Policy Area: Community Development, Education/Workforce, Housing, Technology, City Services

Team Members: Office of Equity and Racial Justice (OERJ), Chief Financial Officer Team (CFO), Mayor’s Office Policy Team, Digital Equity Council, Philanthropic partners, Kids First Chicago, federal government

Problem Statement

“The digital divide is the gap between those who have affordable access, skills, and support to effectively engage online and those who do not” (NTIA). Lack of these digital resources creates further inequities in accessing health, education, jobs, and participation in civic life (such as registering to vote and engaging with essential city services). In the ten least connected neighborhoods in Chicago, 72% of community members are Black and 25% are Hispanic.


Reflection Questions
  • How can we work together to achieve digital equity?
  • How do we break down barriers for those most impacted by low-quality internet, lack of devices, and lack of tech skills?
  • How can we coordinate departments to work together effectively?
  • How do we center residents most impacted the problem?

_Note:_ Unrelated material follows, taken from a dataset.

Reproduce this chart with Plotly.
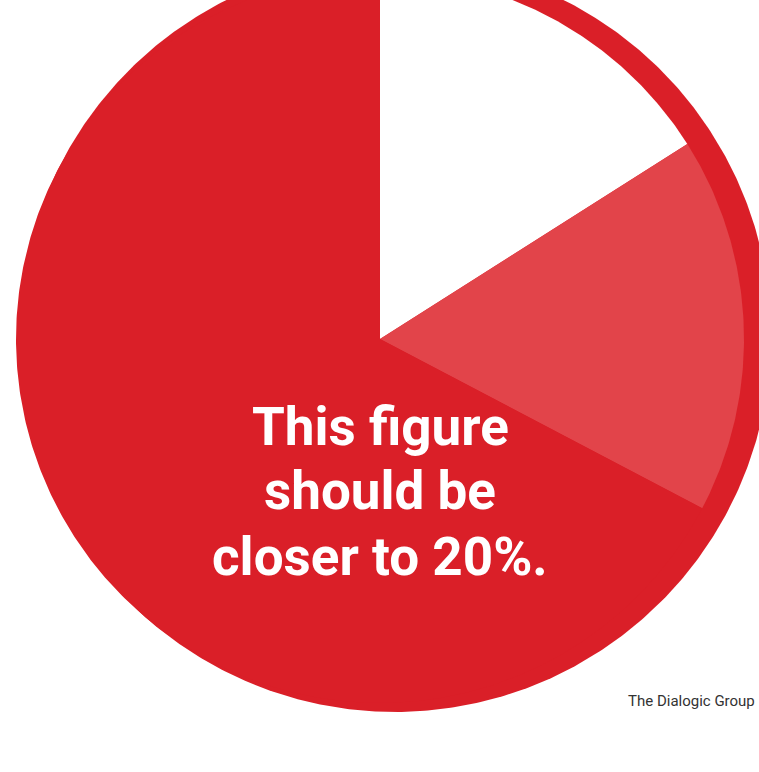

Digital Equity Council North Lawndale

Quick Story

Reflect on our Past

Before the COVID-19 pandemic, digital equity was not a top policy issue. When the pandemic hit and all public school kids had to learn remotely, the City and its partners created Chicago Connected, a free internet program for 100,000 Chicago Public School students and their families. As key Chicago Connected partner Kids First Chicago noted in their March 2020 report, “The COVID-19 pandemic has not made the internet indispensable – it has revealed that it always was.”

Reclaim our Present

OERJ has a vision of a democratic and reparative economy that gives everyone the ability to thrive without extracting from people or the environment in the process. The team narrowed their focus from inequitable economic development to “community wealth building,” a term first coined by The Democracy Collaborative. With guidance from local community leaders, the City of Chicago articulated a new definition: “an approach to economic development that promotes the local, democratic, and shared ownership and control of community assets.”

Reimagine our Future

In November 2021, Mayor Lightfoot announced a historic $15 million investment in a CWB pilot project as part of the Chicago Recovery Plan funded by the American Rescue Plan Act.